Carolina Herrera is tapping into the mobile revolution to get closer to its best customers.
The brand on Thursday will begin to test Herrera Style, an exclusive app that will better connect sales associates with their luxury shoppers. The app will officially launch later this month.
Consumers must be invited to download the private service, which is the first to use digital agency King & Partner’s Iras Style Concierge software for a personal shopping app.
Once the app is downloaded, sales associates in Carolina Herrera boutiques can use it to interact with their clients — sharing images of new looks, inviting them to trunk shows and other events or just communicating one-on-one about wardrobe development.
The app is tailored specifically for each client and targets Carolina Herrera’s top customers. It’s a pretty rarefied group and while the brand declined to say how much they spend on average, some of these high-net-worth shoppers could no doubt rack up bills of more than a hundred thousand dollars per year at the fashion house.
“We know that the sales associates are communicating with their customers on mobile devices,” said Caroline Brown, president of Carolina Herrera. “It’s a given with how they do business now.”
Brown described the app as “a tech tool that is fully adapted to [the] brick-and-mortar” experience.
The app is Carolina Herrera’s effort to deliver a luxury experience digitally, serving customers in a way that’s less cumbersome than e-mails or texts with less-than-perfect images, Brown explained. It builds on the close relationship that develops between a customer and a sales associate — who over time, gets to know a customer’s individual style and size requirements. The app creates visuals of a consumer’s existing Carolina Herrera wardrobe so associate and client can refer back to items they already own, allowing them to build piece upon piece.
Brown said the company is “very happy” with the relationships it maintains with its third-party e-commerce partners such as Neiman Marcus and Saks Fifth Avenue — noting that she doesn’t see this as primarily an e-commerce initiative but as “a development of the client connection.”
It’s also useful in strengthening relationships with shoppers based in the Middle East, Southeast Asia and Eastern Europe. With the click of a button, they can purchase anything they see on the app, even if the nearest Carolina Herrera boutique is thousands of miles away.
“The purpose of this tool is not just about immediate growth and sales,” Brown said. “We do believe there will be incremental growth, but it’s about better servicing the customer. If we do that, there is an incremental effect.”
The company has spent the past year expanding its digital footprint, primarily through social media.
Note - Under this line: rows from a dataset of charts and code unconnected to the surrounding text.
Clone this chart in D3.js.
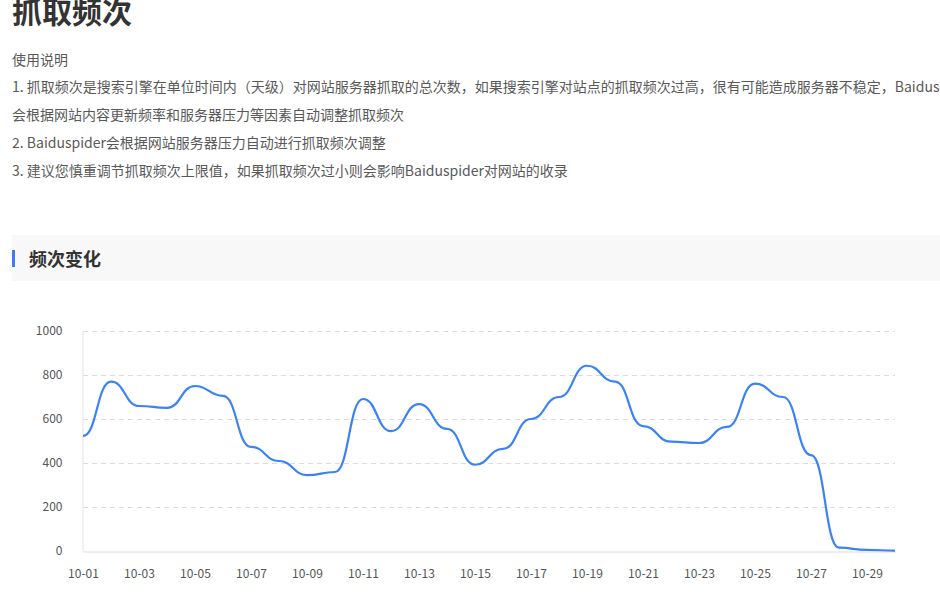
<!DOCTYPE html>
<html>
<head>
<meta charset="utf-8">
<script src="https://cdn.jsdelivr.net/npm/d3@7/dist/d3.min.js"></script>
<style>
  html, body { margin: 0; padding: 0; background: #fff; overflow: hidden; }
  svg { display: block; }
</style>
</head>
<body>
<script>
const pageTitle = "抓取频次";
const notes = [
  "使用说明",
  "1. 抓取频次是搜索引擎在单位时间内（天级）对网站服务器抓取的总次数，如果搜索引擎对站点的抓取频次过高，很有可能造成服务器不稳定，Baiduspider",
  "会根据网站内容更新频率和服务器压力等因素自动调整抓取频次",
  "2. Baiduspider会根据网站服务器压力自动进行抓取频次调整",
  "3. 建议您慎重调节抓取频次上限值，如果抓取频次过小则会影响Baiduspider对网站的收录"
];
const sectionTitle = "频次变化";

const dates = ["10-01","10-02","10-03","10-04","10-05","10-06","10-07","10-08","10-09","10-10",
               "10-11","10-12","10-13","10-14","10-15","10-16","10-17","10-18","10-19","10-20",
               "10-21","10-22","10-23","10-24","10-25","10-26","10-27","10-28","10-29","10-30"];
const counts = [523, 770, 659, 651, 750, 705, 473, 409, 345, 359,
                691, 545, 668, 555, 392, 464, 600, 700, 842, 770,
                568, 497, 491, 564, 761, 700, 436, 15, 5, 2];
const yTicks = [0, 200, 400, 600, 800, 1000];
const xTickLabels = dates.filter((d, i) => i % 2 === 0);

const W = 940, H = 596;
const font = "'Noto Sans CJK SC', 'Noto Sans', sans-serif";
const svg = d3.select("body").append("svg").attr("width", W).attr("height", H)
  .style("font-family", font);

// Title
svg.append("text").attr("x", 12).attr("y", 23)
  .attr("font-size", 30).attr("font-weight", "bold").attr("fill", "#333")
  .text(pageTitle);

// Notes
const noteBase = [64.5, 92, 120, 148, 176];
notes.forEach((t, i) => {
  svg.append("text").attr("x", 12).attr("y", noteBase[i])
    .attr("font-size", 14).attr("fill", "#595959")
    .text(t);
});

// Section header
svg.append("rect").attr("x", 12).attr("y", 235).attr("width", W).attr("height", 46).attr("fill", "#f8f8f8");
svg.append("rect").attr("x", 12).attr("y", 250).attr("width", 3).attr("height", 17).attr("fill", "#3a7ef4");
svg.append("text").attr("x", 29).attr("y", 265.5)
  .attr("font-size", 18).attr("font-weight", "bold").attr("fill", "#333")
  .text(sectionTitle);

// Chart
const x = d3.scalePoint().domain(dates).range([83, 895]);
const y = d3.scaleLinear().domain([0, 1000]).range([551, 331]);

const g = svg.append("g");

// grid lines
g.selectAll("line.grid").data(yTicks.filter(v => v > 0)).join("line")
  .attr("class", "grid")
  .attr("x1", 83).attr("x2", 895)
  .attr("y1", d => y(d)).attr("y2", d => y(d))
  .attr("stroke", "#dcdcdc").attr("stroke-width", 1)
  .attr("stroke-dasharray", "5,4")
  .attr("shape-rendering", "crispEdges");

// y axis
const yAxis = g.append("g").attr("transform", "translate(82.5,0)")
  .call(d3.axisLeft(y).tickValues(yTicks).tickSize(0).tickPadding(20).tickFormat(d3.format("d")));
yAxis.select(".domain").attr("stroke", "#e3e3e3");
yAxis.selectAll("text").attr("font-size", 12).attr("fill", "#555").attr("font-family", font);

// x axis
const xAxis = g.append("g").attr("transform", "translate(0,551.5)")
  .call(d3.axisBottom(x).tickValues(xTickLabels).tickSize(0).tickPadding(18));
xAxis.select(".domain").attr("stroke", "#dcdcdc");
xAxis.selectAll("text").attr("font-size", 12).attr("fill", "#555").attr("font-family", font);

// line
const line = d3.line()
  .x((d, i) => x(dates[i]))
  .y(d => y(d))
  .curve(d3.curveBumpX);
g.append("path").datum(counts)
  .attr("d", line)
  .attr("fill", "none")
  .attr("stroke", "#3b82f4")
  .attr("stroke-width", 2.2)
  .attr("stroke-linejoin", "round");
</script>
</body>
</html>
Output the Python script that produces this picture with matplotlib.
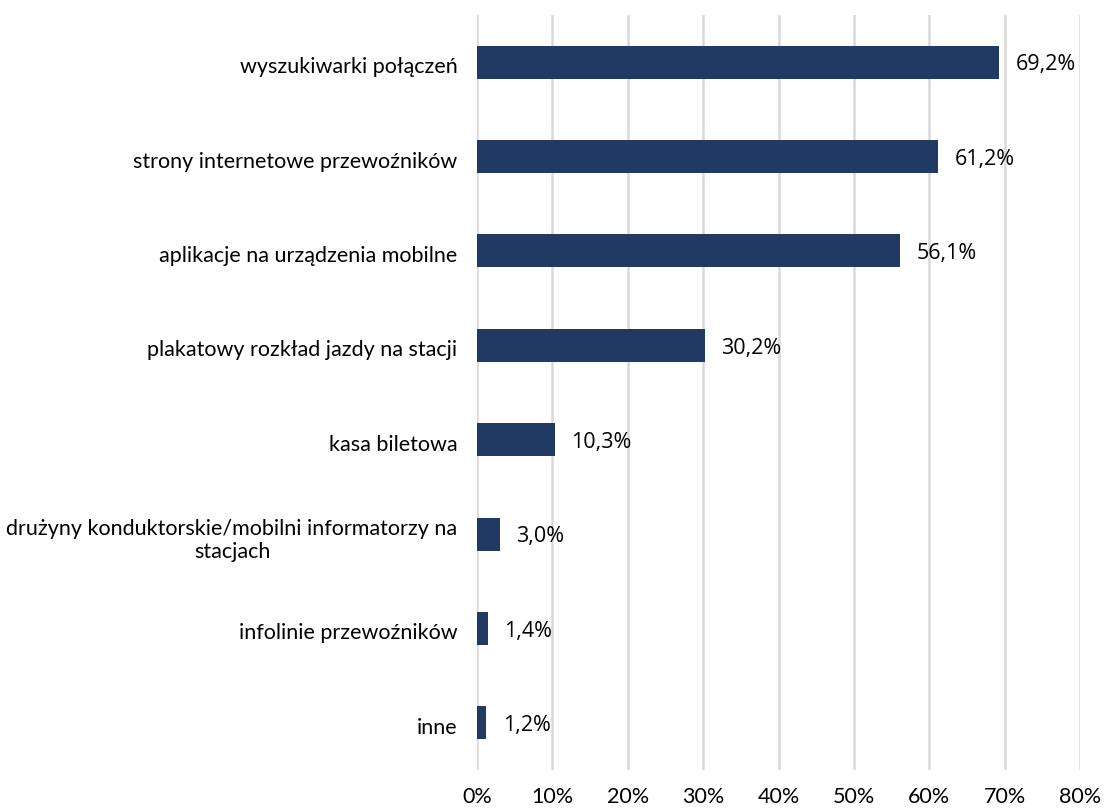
import matplotlib.pyplot as plt
from matplotlib.transforms import ScaledTranslation

categories = [
    "wyszukiwarki połączeń",
    "strony internetowe przewoźników",
    "aplikacje na urządzenia mobilne",
    "plakatowy rozkład jazdy na stacji",
    "kasa biletowa",
    "drużyny konduktorskie/mobilni informatorzy na\nstacjach",
    "infolinie przewoźników",
    "inne",
]
values = [69.2, 61.2, 56.1, 30.2, 10.3, 3.0, 1.4, 1.2]
ticks = [0, 10, 20, 30, 40, 50, 60, 70, 80]
tick_labels = ["0%", "10%", "20%", "30%", "40%", "50%", "60%", "70%", "80%"]

plt.rcParams['font.family'] = ['Lato', 'DejaVu Sans']

fig = plt.figure(figsize=(11.04, 8.08), dpi=100)
ax = fig.add_axes([0.4321, 0.047, 0.5462, 0.9344])

pos = list(range(len(categories)))
ax.barh(pos, values, height=0.35, color='#213a63', zorder=3)

# percentage labels next to the bar ends
for y, v in zip(pos, values):
    ax.annotate(f"{v:.1f}%".replace('.', ','), (v, y), xytext=(12, -2),
                textcoords='offset points', va='center', ha='left',
                fontsize=15.5, family=['Open Sans', 'DejaVu Sans'], color='#000000')

ax.set_xlim(0, 80)
ax.set_ylim(len(categories) - 0.5, -0.5)
ax.set_xticks(ticks)
ax.set_xticklabels(tick_labels, fontsize=15.5)
ax.set_yticks(pos)
ax.set_yticklabels(categories, fontsize=15.5, ha='right', multialignment='center')
ax.tick_params(axis='y', length=0, pad=14)
ax.tick_params(axis='x', length=0, pad=12)

# nudge category names a little lower
shift = ScaledTranslation(0, -3 / 100, fig.dpi_scale_trans)
for lbl in ax.get_yticklabels():
    lbl.set_transform(lbl.get_transform() + shift)

ax.grid(axis='x', color='#d9d9d9', linewidth=1.8, zorder=0)
for s in ax.spines.values():
    s.set_visible(False)

fig.savefig('out.png', dpi=100)
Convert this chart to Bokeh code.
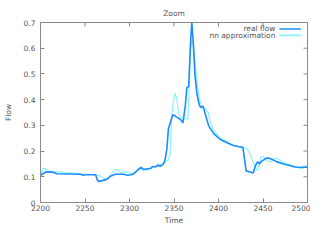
import math
from bokeh.plotting import figure
from bokeh.models import Range1d, FixedTicker, Label, BoxAnnotation
from bokeh.embed import file_html
from bokeh.resources import INLINE

time_real = [2200, 2202, 2205.5, 2213, 2216, 2218, 2245, 2248, 2251, 2262, 2264, 2265.5, 2269,
             2274.5, 2278, 2284, 2293, 2298, 2302, 2305.5, 2310, 2313, 2316, 2324, 2326, 2329,
             2332, 2334.5, 2338, 2340, 2342, 2343.7, 2347.4, 2349, 2352.8, 2355, 2358, 2360,
             2362.7, 2364.4, 2366.6, 2368.4, 2370, 2371.4, 2373.6, 2375.8, 2378.3, 2380, 2382.6,
             2385.5, 2389, 2394.6, 2402, 2409, 2416.5, 2422, 2427.4, 2429.3, 2431, 2436.5, 2439,
             2441, 2443, 2444.5, 2445.6, 2449, 2454.7, 2460, 2465.6, 2473, 2480, 2485.6, 2494.7,
             2498.4, 2500]
flow_real = [0.106, 0.11, 0.118, 0.118, 0.116, 0.112, 0.11, 0.106, 0.108, 0.108, 0.087, 0.082, 0.085,
             0.09, 0.101, 0.11, 0.11, 0.106, 0.108, 0.114, 0.129, 0.136, 0.129, 0.132, 0.14, 0.138,
             0.146, 0.141, 0.149, 0.167, 0.209, 0.286, 0.328, 0.342, 0.333, 0.328, 0.32, 0.31,
             0.375, 0.446, 0.452, 0.611, 0.70, 0.635, 0.493, 0.422, 0.381, 0.369, 0.375,
             0.339, 0.298, 0.268, 0.245, 0.233, 0.222, 0.218, 0.215, 0.168, 0.123, 0.118, 0.115,
             0.138, 0.154, 0.158, 0.15, 0.162, 0.174, 0.168, 0.158, 0.15, 0.144, 0.138, 0.136,
             0.138, 0.135]

time_nn = [2200, 2201, 2203, 2205.5, 2209, 2214.5, 2220, 2227, 2238, 2249, 2260, 2265.5, 2270, 2274,
           2277.5, 2281, 2284, 2287, 2291, 2294.5, 2299, 2303, 2307, 2311, 2314.5, 2320, 2324, 2327,
           2333, 2336, 2340, 2343.7, 2345.5, 2346.6, 2347.4, 2349, 2351, 2352.8, 2355, 2358, 2362,
           2365.5, 2366.6, 2368, 2370, 2372, 2373.6, 2375.8, 2378.3, 2382, 2385.5, 2388.4, 2391,
           2394.6, 2402, 2416.5, 2427.4, 2431, 2434, 2438.4, 2442, 2444, 2445.6, 2448, 2450, 2452.7,
           2456.5, 2460, 2463.8, 2467.4, 2473, 2480, 2487.4, 2493, 2495.6, 2498.4, 2500]
flow_nn = [0.102, 0.114, 0.134, 0.132, 0.122, 0.118, 0.12, 0.116, 0.114, 0.11, 0.108, 0.106, 0.096, 0.09,
           0.096, 0.12, 0.129, 0.126, 0.114, 0.12, 0.118, 0.11, 0.12, 0.132, 0.126, 0.126, 0.138, 0.141,
           0.141, 0.149, 0.158, 0.165, 0.186, 0.268, 0.339, 0.386, 0.424, 0.41, 0.351, 0.328, 0.328,
           0.322, 0.4, 0.564, 0.628, 0.611, 0.552, 0.47, 0.404, 0.369, 0.363, 0.351, 0.31,
           0.28, 0.251, 0.223, 0.212, 0.213, 0.198, 0.162, 0.133, 0.123, 0.147, 0.177, 0.18, 0.168,
           0.158, 0.162, 0.172, 0.168, 0.156, 0.147, 0.138, 0.133, 0.144, 0.142, 0.138]

x_ticks = [2200, 2250, 2300, 2350, 2400, 2450, 2500]
y_ticks = [0, 0.1, 0.2, 0.3, 0.4, 0.5, 0.6, 0.7]
series_names = ["real flow", "nn approximation"]
series_colors = ["#1e8cff", "#88f4ff"]

FONT = "DejaVu Sans"
GRAY = "#555555"
FRAME = "#8a8a8a"
FS = "7.5px"

x_min, x_max = x_ticks[0], x_ticks[-1]
y_min, y_max = y_ticks[0], y_ticks[-1]

p = figure(width=310, height=227, output_backend="svg", toolbar_location=None,
           x_range=Range1d(x_min, x_max), y_range=Range1d(y_min, y_max),
           min_border_left=39, min_border_right=3, min_border_top=22, min_border_bottom=0,
           x_axis_label="Time", y_axis_label="Flow", title="Zoom")

p.title.align = "center"
p.title.text_font = FONT
p.title.text_font_size = FS
p.title.text_font_style = "normal"
p.title.text_color = GRAY
p.title.standoff = 10

p.grid.visible = False
p.outline_line_color = FRAME

for ax in [p.xaxis[0], p.yaxis[0]]:
    ax.axis_line_color = FRAME
    ax.major_tick_line_color = FRAME
    ax.major_tick_in = 4
    ax.major_tick_out = 0
    ax.minor_tick_line_color = None
    ax.major_label_text_font = FONT
    ax.major_label_text_font_size = FS
    ax.major_label_text_color = GRAY
    ax.axis_label_text_font = FONT
    ax.axis_label_text_font_size = FS
    ax.axis_label_text_font_style = "normal"
    ax.axis_label_text_color = GRAY

p.xaxis[0].ticker = FixedTicker(ticks=x_ticks)
p.yaxis[0].ticker = FixedTicker(ticks=y_ticks)
p.xaxis[0].major_label_standoff = 2
p.xaxis[0].axis_label_standoff = 2
p.yaxis[0].major_label_standoff = 5
p.yaxis[0].axis_label_standoff = 8

# mirrored inward ticks on the right and top borders (gnuplot style)
p.ray(x=[x_max] * len(y_ticks), y=y_ticks, length=4, length_units="screen",
      angle=math.pi, line_color=FRAME, line_width=1)
p.ray(x=x_ticks, y=[y_max] * len(x_ticks), length=4, length_units="screen",
      angle=-math.pi / 2, line_color=FRAME, line_width=1)

p.line(time_nn, flow_nn, line_color=series_colors[1], line_width=1.2)
p.line(time_real, flow_real, line_color=series_colors[0], line_width=1.6)

# gnuplot-style key: text right-aligned, sample line to its right
key_y = [0.675, 0.65]
for name, color, ky in zip(series_names, series_colors, key_y):
    p.add_layout(Label(x=2464, y=ky, text=name, text_align="right", text_baseline="middle",
                       text_font=FONT, text_font_size=FS, text_color=GRAY))
    p.add_layout(BoxAnnotation(left=2468.5, right=2492.5, bottom=ky - 0.003, top=ky + 0.003,
                               fill_color=color, fill_alpha=1, line_color=None))

open("out.html", "w").write(file_html(p, INLINE))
It’s Instagram followers have nearly tripled since last summer to almost 220,000, and a bridal-centric Pinterest contest last year urged fans to enter for a chance to have a wedding dress fitting with Carolina Herrera herself, as well as to have their wedding featured in Town & Country magazine.
Brown said that taking a more localized approach and launching a presence on social channels by region is a key digital strategy for 2015.
Tony King, founder of King & Partners, said that Iras Style Concierge can be the basis of a brand’s app or be built into an existing app. When the software was originally conceptualized in 2012, sales associates would have only had the ability to send product recommendations that the consumer had to pick up in-store. But as King showed the software to brands, it became obvious that in addition to the user’s ability to reserve an item (it gets taken off the shelves and is reserved for 48 hours), it must be able to be purchased via the app and either have it delivered or picked up at a store.
“Brands now have the ability to see into the sales associates’ little black book. They get to see what was sent to whom and when and track the purchase of these items. Brands can measure the success of sales associates,” King said, adding that brands across the spectrum could benefit from personal shopping apps.
“Every brand has a top tier of clients,” he said. “It should be part of the tool kit that digital brands have to assess and see how they want to use it.”